HS Technopolitics of Water Flows: Global Rivers and Local Activism in the Twentieth Century

Mi. 10-12 Uhr
Raum: H 3003A, Anmeldung über ISIS
Beginn: 16.10.2024

Humans have long engaged with watery landscapes—rivers, lakes, oceans, deltas, and arctic terrain. And yet, the politics, infrastructures, and technologies that mediate this access are often hidden from view. As water access, equity, and use become even more fraught issues in the climate crisis, this course provides a historical context to understanding the importance of water in contemporary debates about environmental justice and the efforts towards a more water-secure world for all.

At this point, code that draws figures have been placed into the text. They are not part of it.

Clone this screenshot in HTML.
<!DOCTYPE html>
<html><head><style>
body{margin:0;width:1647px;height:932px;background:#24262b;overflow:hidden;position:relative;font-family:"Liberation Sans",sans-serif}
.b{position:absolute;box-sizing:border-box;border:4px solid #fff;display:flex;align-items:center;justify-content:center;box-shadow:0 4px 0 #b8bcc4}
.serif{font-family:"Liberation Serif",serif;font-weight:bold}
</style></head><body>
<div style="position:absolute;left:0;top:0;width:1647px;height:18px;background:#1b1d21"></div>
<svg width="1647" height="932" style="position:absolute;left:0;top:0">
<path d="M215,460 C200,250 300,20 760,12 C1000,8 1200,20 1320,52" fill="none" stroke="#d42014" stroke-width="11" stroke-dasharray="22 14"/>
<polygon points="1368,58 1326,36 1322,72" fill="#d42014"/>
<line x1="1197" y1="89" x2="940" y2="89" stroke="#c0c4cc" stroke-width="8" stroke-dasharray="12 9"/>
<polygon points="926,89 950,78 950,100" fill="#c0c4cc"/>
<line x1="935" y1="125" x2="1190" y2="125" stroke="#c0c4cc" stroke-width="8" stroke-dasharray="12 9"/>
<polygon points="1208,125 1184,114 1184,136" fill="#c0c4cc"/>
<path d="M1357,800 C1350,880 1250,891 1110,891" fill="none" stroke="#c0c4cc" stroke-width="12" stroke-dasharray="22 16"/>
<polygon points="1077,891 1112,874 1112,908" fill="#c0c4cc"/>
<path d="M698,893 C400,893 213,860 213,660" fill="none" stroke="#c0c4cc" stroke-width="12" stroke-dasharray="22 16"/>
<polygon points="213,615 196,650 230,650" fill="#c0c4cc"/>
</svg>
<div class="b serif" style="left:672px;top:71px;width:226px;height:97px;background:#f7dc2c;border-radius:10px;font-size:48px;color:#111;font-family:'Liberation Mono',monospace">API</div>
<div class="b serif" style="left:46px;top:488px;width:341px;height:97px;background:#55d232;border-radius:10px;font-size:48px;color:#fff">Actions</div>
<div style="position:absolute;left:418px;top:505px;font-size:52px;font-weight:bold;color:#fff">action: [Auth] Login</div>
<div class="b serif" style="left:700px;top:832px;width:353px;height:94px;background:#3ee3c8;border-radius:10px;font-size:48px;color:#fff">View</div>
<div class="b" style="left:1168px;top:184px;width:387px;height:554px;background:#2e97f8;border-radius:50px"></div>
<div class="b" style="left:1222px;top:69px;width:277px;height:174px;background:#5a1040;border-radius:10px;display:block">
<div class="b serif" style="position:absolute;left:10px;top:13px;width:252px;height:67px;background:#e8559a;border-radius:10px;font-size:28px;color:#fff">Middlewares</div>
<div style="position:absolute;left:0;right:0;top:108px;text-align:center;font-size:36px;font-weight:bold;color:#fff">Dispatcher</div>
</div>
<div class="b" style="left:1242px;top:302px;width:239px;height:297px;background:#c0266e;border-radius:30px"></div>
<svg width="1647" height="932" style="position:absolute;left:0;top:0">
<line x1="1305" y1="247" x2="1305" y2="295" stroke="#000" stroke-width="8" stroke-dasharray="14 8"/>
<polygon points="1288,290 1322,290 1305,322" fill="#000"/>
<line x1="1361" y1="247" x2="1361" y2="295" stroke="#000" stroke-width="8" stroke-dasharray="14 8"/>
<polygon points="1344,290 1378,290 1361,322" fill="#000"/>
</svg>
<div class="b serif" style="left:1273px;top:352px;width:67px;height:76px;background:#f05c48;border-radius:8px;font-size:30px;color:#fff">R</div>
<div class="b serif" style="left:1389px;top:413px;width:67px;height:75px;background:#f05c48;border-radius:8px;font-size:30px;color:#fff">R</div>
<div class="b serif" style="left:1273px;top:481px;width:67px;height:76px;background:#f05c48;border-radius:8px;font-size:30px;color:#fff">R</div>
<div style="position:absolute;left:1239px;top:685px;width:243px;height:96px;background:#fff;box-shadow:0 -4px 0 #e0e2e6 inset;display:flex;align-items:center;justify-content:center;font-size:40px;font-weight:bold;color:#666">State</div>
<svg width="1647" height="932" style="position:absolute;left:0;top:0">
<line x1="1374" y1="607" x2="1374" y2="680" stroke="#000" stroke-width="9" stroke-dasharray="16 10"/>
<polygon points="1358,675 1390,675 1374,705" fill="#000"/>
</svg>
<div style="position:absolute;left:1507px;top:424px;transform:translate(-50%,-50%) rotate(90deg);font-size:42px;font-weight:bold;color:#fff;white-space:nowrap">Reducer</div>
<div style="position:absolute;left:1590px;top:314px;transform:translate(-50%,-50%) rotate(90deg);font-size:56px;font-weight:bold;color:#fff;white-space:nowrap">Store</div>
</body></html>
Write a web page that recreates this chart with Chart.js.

We will examine rivers as movers of history—as sites of contestation and transformation around the globe—with a focus on how dams, reservoirs, and other technological interventions have shaped human power over communities and regions throughout the twentieth century. By doing so, this course explores the complex and shifting notions of water use and management, the role and influence of sociotechnical practices on river development, and the histories of resistances to longstanding environmental injustices.

Literatur:
David A. Biggs, “Reclamation Nations: the U.S. Bureau of Reclamation’s Role in Water Management and Nation Building in the Mekong Valley, 1945-1975,” Comparative Technology Transfer and Society 4, no. 3 (December 2006), 225-246.
Ramy Hanna and Jeremy Allouche, “Water Nationalism in Egypt: State-Building, Nation-Making, and Nile Hydropolitics,” in Water, Technology, and the Nation-State, ed. Filippo Menga and Erik Swyngedouw (New York, NY: Routledge, 2020), 81-95.
Sara B. Pritchard, “Nature, Technology, and History,” in Confluence: The Nature of Technology and the Remaking of the Rhône (Cambridge, MA: Harvard University Press, 2011), 1-27.